• **Short problem**
Pull every line holding the string "with" from the records below.
====== Provided material ======
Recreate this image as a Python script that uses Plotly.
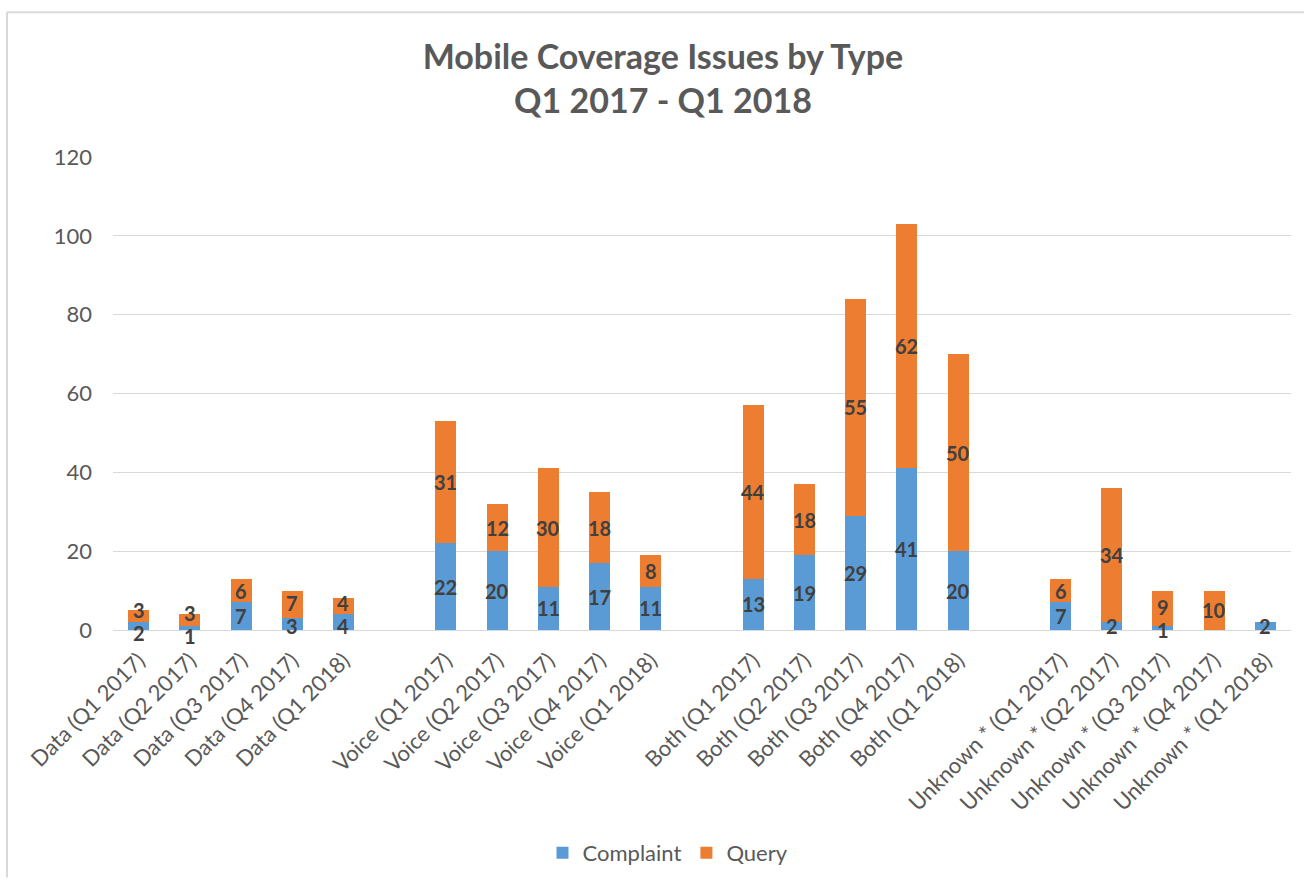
import plotly.graph_objects as go

# Issue types and quarters
issue_types = ["Data", "Voice", "Both", "Unknown *"]
quarters = ["Q1 2017", "Q2 2017", "Q3 2017", "Q4 2017", "Q1 2018"]

# Counts per issue type, one value per quarter
complaint = {
    "Data": [2, 1, 7, 3, 4],
    "Voice": [22, 20, 11, 17, 11],
    "Both": [13, 19, 29, 41, 20],
    "Unknown *": [7, 2, 1, 0, 2],
}
query = {
    "Data": [3, 3, 6, 7, 4],
    "Voice": [31, 12, 30, 18, 8],
    "Both": [44, 18, 55, 62, 50],
    "Unknown *": [6, 34, 9, 10, 0],
}

y_ticks = [0, 20, 40, 60, 80, 100, 120]

BLUE = "#5B9BD5"
ORANGE = "#ED7D31"
LABEL = "#404040"
GREY = "#595959"
BORDER = "#d9d9d9"
FONT = "Lato, Calibri, Arial, sans-serif"

W, H = 1306, 884
L, R, T, B = 113, 15, 157, 253
PW, PH = W - L - R, H - T - B
Y_MAX = 120
PX_PER_UNIT = PH / Y_MAX

# Lay the groups out on a numeric axis with one empty slot between groups
xs, tick_text, comp, qry = [], [], [], []
for g, t in enumerate(issue_types):
    for i, q in enumerate(quarters):
        xs.append(g * (len(quarters) + 1) + i)
        tick_text.append(f"{t} ({q})")
        comp.append(complaint[t][i])
        qry.append(query[t][i])

fig = go.Figure()
fig.add_bar(x=xs, y=comp, name="Complaint", marker=dict(color=BLUE, line=dict(width=0)),
            width=0.41, hoverinfo="skip")
fig.add_bar(x=xs, y=qry, name="Query", marker=dict(color=ORANGE, line=dict(width=0)),
            width=0.41, hoverinfo="skip")

# Value labels centred in each stacked segment; zero segments carry no label.
# When the two labels of a bar sit too close, shift them apart (in pixels).
MIN_SEP = 5.8
annotations = []
for x, c, q in zip(xs, comp, qry):
    yc, yq = c / 2, c + q / 2
    sc = sq = 0.0
    if c and q and (yq - yc) < MIN_SEP:
        push = (MIN_SEP - (yq - yc)) / 2
        sc, sq = -push * PX_PER_UNIT, push * PX_PER_UNIT
    for val, yv, shift in ((c, yc, sc), (q, yq, sq)):
        if val:
            annotations.append(dict(
                x=x, y=yv, xref="x", yref="y", text=f"<b>{val}</b>", showarrow=False,
                yshift=shift, xanchor="center", yanchor="middle",
                font=dict(family=FONT, size=20, color=LABEL),
            ))

last = xs[-1]
fig.update_layout(
    width=W, height=H,
    barmode="stack",
    paper_bgcolor="white", plot_bgcolor="white",
    margin=dict(l=L, r=R, t=T, b=B),
    font=dict(family=FONT, color=GREY, size=22),
    title=dict(
        text="<b>Mobile Coverage Issues by Type<br>Q1 2017 - Q1 2018</b>",
        xref="container", x=663 / W, xanchor="center",
        yref="container", y=1 - 69 / H, yanchor="top",
        font=dict(family=FONT, size=34, color=GREY),
    ),
    xaxis=dict(
        range=[-0.5, last + 0.5], tickmode="array", tickvals=xs, ticktext=tick_text,
        tickangle=-45, showgrid=False, showline=True, linecolor=BORDER, linewidth=1,
        ticks="", zeroline=False, ticklabelstandoff=8, tickfont=dict(size=22, color=GREY),
    ),
    yaxis=dict(
        range=[0, Y_MAX], tickmode="array", tickvals=y_ticks,
        showgrid=True, gridcolor=BORDER, gridwidth=1, zeroline=False, showline=False,
        ticks="", ticklabelstandoff=20, tickfont=dict(size=22, color=GREY),
    ),
    legend=dict(
        orientation="h", x=(668 - L) / PW, xanchor="center",
        y=-(853 - (H - B)) / PH, yanchor="middle",
        font=dict(size=22, color=GREY), traceorder="normal",
    ),
    annotations=annotations,
    shapes=[
        # outer chart frame: left and top edges
        dict(type="line", xref="paper", yref="paper",
             x0=-(L - 7) / PW, x1=-(L - 7) / PW, y0=-(B - 5) / PH, y1=(H - B - 12) / PH,
             line=dict(color=BORDER, width=2), layer="above"),
        dict(type="line", xref="paper", yref="paper",
             x0=-(L - 7) / PW, x1=(W - 2 - L) / PW, y0=(H - B - 12) / PH, y1=(H - B - 12) / PH,
             line=dict(color=BORDER, width=2), layer="above"),
    ],
)

fig.write_html("out.html")
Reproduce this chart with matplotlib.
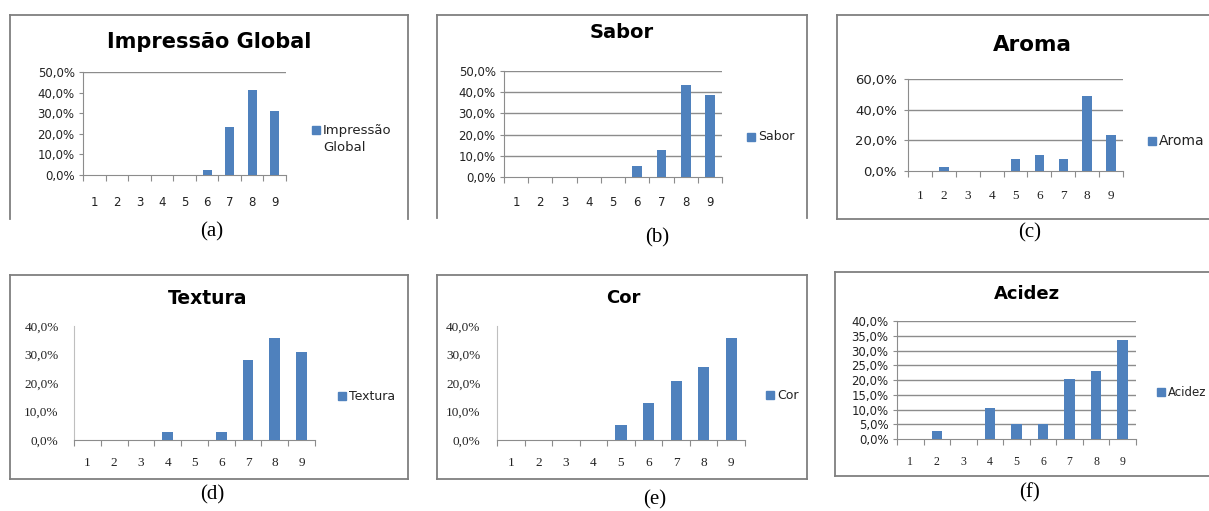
======
• **Full output**
# Lay the groups out on a numeric axis with one empty slot between groups
Reproduce this chart with matplotlib.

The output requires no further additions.